►
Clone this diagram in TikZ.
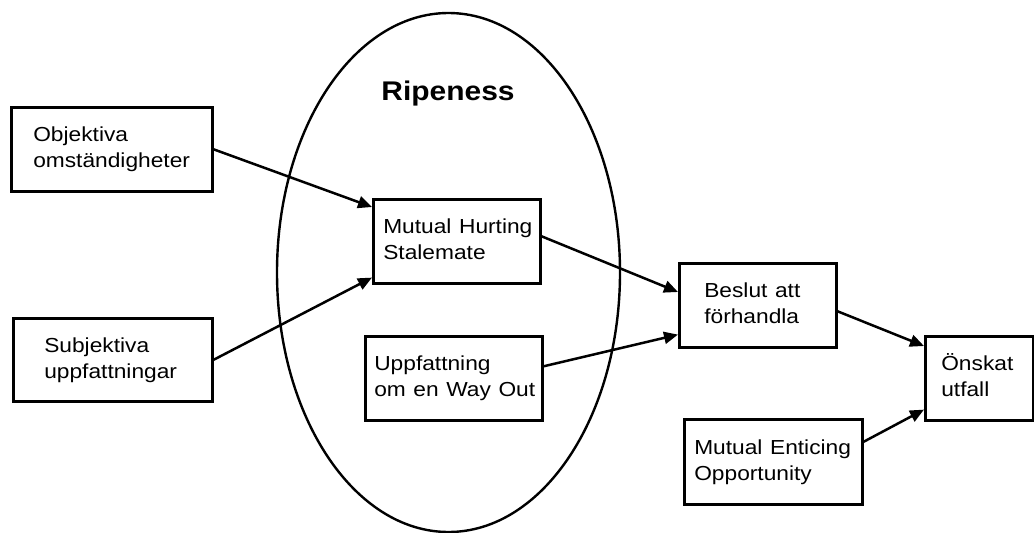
\documentclass[tikz,border=0pt]{standalone}
\usepackage{fontspec}
\setmainfont{Liberation Sans}
\usetikzlibrary{arrows.meta}
\newcommand\stx[1]{\scalebox{1.12}[1]{\begin{tabular}{@{}l@{}}#1\end{tabular}}}
\tikzset{
  box/.style={draw, line width=2.6pt, anchor=north west, inner ysep=0pt, align=left,
    font=\fontsize{20.3}{26}\selectfont},
  arr/.style={line width=2.5pt, -{Triangle[length=14pt,width=12pt]}},
  ring/.style={line width=2.4pt}
}
\begin{document}
\begin{tikzpicture}[x=1pt,y=-1pt]
\useasboundingbox[fill=white] (0,0) rectangle (1034,533);
\draw[ring] (448.5,272.5) ellipse [x radius=171.5, y radius=259.5];
\node[anchor=base, font=\bfseries\fontsize{27}{30}\selectfont] (ripe) at (448,100) {\scalebox{1.11}[1]{Ripeness}};
\node[box, minimum width=201pt, minimum height=84pt, text width=157pt, inner xsep=22pt] (obj) at (10,106) {\stx{Objektiva\\omständigheter}};
\node[box, minimum width=199pt, minimum height=83pt, text width=137pt, inner xsep=31pt] (subj) at (12,317) {\stx{Subjektiva\\uppfattningar}};
\node[box, minimum width=167pt, minimum height=84pt, text width=147pt, inner xsep=10pt] (mhs) at (372,198) {\stx{Mutual Hurting\\Stalemate}};
\node[box, minimum width=177pt, minimum height=84pt, text width=159pt, inner xsep=9pt] (upp) at (364,335) {\stx{Uppfattning\\om en Way Out}};
\node[box, minimum width=157pt, minimum height=84pt, text width=107pt, inner xsep=25pt] (beslut) at (678,262) {\stx{Beslut att\\förhandla}};
\node[box, minimum width=108pt, minimum height=84pt, text width=76pt, inner xsep=16pt] (onskat) at (924,335) {\stx{Önskat\\utfall}};
\node[box, minimum width=178pt, minimum height=85pt, text width=158pt, inner xsep=10pt] (meo) at (683,418) {\stx{Mutual Enticing\\Opportunity}};
\draw[arr] (obj.east) -- ([yshift=-9pt]mhs.north west);
\draw[arr] (subj.east) -- ([yshift=7pt]mhs.south west);
\draw[arr] ([yshift=5pt]mhs.east) -- ([yshift=-30pt]beslut.north west);
\draw[arr] ([yshift=12pt]upp.east) -- ([yshift=14pt]beslut.south west);
\draw[arr] ([yshift=-6pt]beslut.east) -- ([yshift=-11pt]onskat.north west);
\draw[arr] ([yshift=20pt]meo.east) -- ([yshift=12pt]onskat.south west);
\end{tikzpicture}
\end{document}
◄
## [TASK TO COMPLETE]
Extract the full listing above verbatim; pictures are to be left out of the copy.

## [EXERCISE SOLUTION]
Clone this diagram in TikZ.
\documentclass[tikz,border=0pt]{standalone}
\usepackage{fontspec}
\setmainfont{Liberation Sans}
\usetikzlibrary{arrows.meta}
\newcommand\stx[1]{\scalebox{1.12}[1]{\begin{tabular}{@{}l@{}}#1\end{tabular}}}
\tikzset{
  box/.style={draw, line width=2.6pt, anchor=north west, inner ysep=0pt, align=left,
    font=\fontsize{20.3}{26}\selectfont},
  arr/.style={line width=2.5pt, -{Triangle[length=14pt,width=12pt]}},
  ring/.style={line width=2.4pt}
}
\begin{document}
\begin{tikzpicture}[x=1pt,y=-1pt]
\useasboundingbox[fill=white] (0,0) rectangle (1034,533);
\draw[ring] (448.5,272.5) ellipse [x radius=171.5, y radius=259.5];
\node[anchor=base, font=\bfseries\fontsize{27}{30}\selectfont] (ripe) at (448,100) {\scalebox{1.11}[1]{Ripeness}};
\node[box, minimum width=201pt, minimum height=84pt, text width=157pt, inner xsep=22pt] (obj) at (10,106) {\stx{Objektiva\\omständigheter}};
\node[box, minimum width=199pt, minimum height=83pt, text width=137pt, inner xsep=31pt] (subj) at (12,317) {\stx{Subjektiva\\uppfattningar}};
\node[box, minimum width=167pt, minimum height=84pt, text width=147pt, inner xsep=10pt] (mhs) at (372,198) {\stx{Mutual Hurting\\Stalemate}};
\node[box, minimum width=177pt, minimum height=84pt, text width=159pt, inner xsep=9pt] (upp) at (364,335) {\stx{Uppfattning\\om en Way Out}};
\node[box, minimum width=157pt, minimum height=84pt, text width=107pt, inner xsep=25pt] (beslut) at (678,262) {\stx{Beslut att\\förhandla}};
\node[box, minimum width=108pt, minimum height=84pt, text width=76pt, inner xsep=16pt] (onskat) at (924,335) {\stx{Önskat\\utfall}};
\node[box, minimum width=178pt, minimum height=85pt, text width=158pt, inner xsep=10pt] (meo) at (683,418) {\stx{Mutual Enticing\\Opportunity}};
\draw[arr] (obj.east) -- ([yshift=-9pt]mhs.north west);
\draw[arr] (subj.east) -- ([yshift=7pt]mhs.south west);
\draw[arr] ([yshift=5pt]mhs.east) -- ([yshift=-30pt]beslut.north west);
\draw[arr] ([yshift=12pt]upp.east) -- ([yshift=14pt]beslut.south west);
\draw[arr] ([yshift=-6pt]beslut.east) -- ([yshift=-11pt]onskat.north west);
\draw[arr] ([yshift=20pt]meo.east) -- ([yshift=12pt]onskat.south west);
\end{tikzpicture}
\end{document}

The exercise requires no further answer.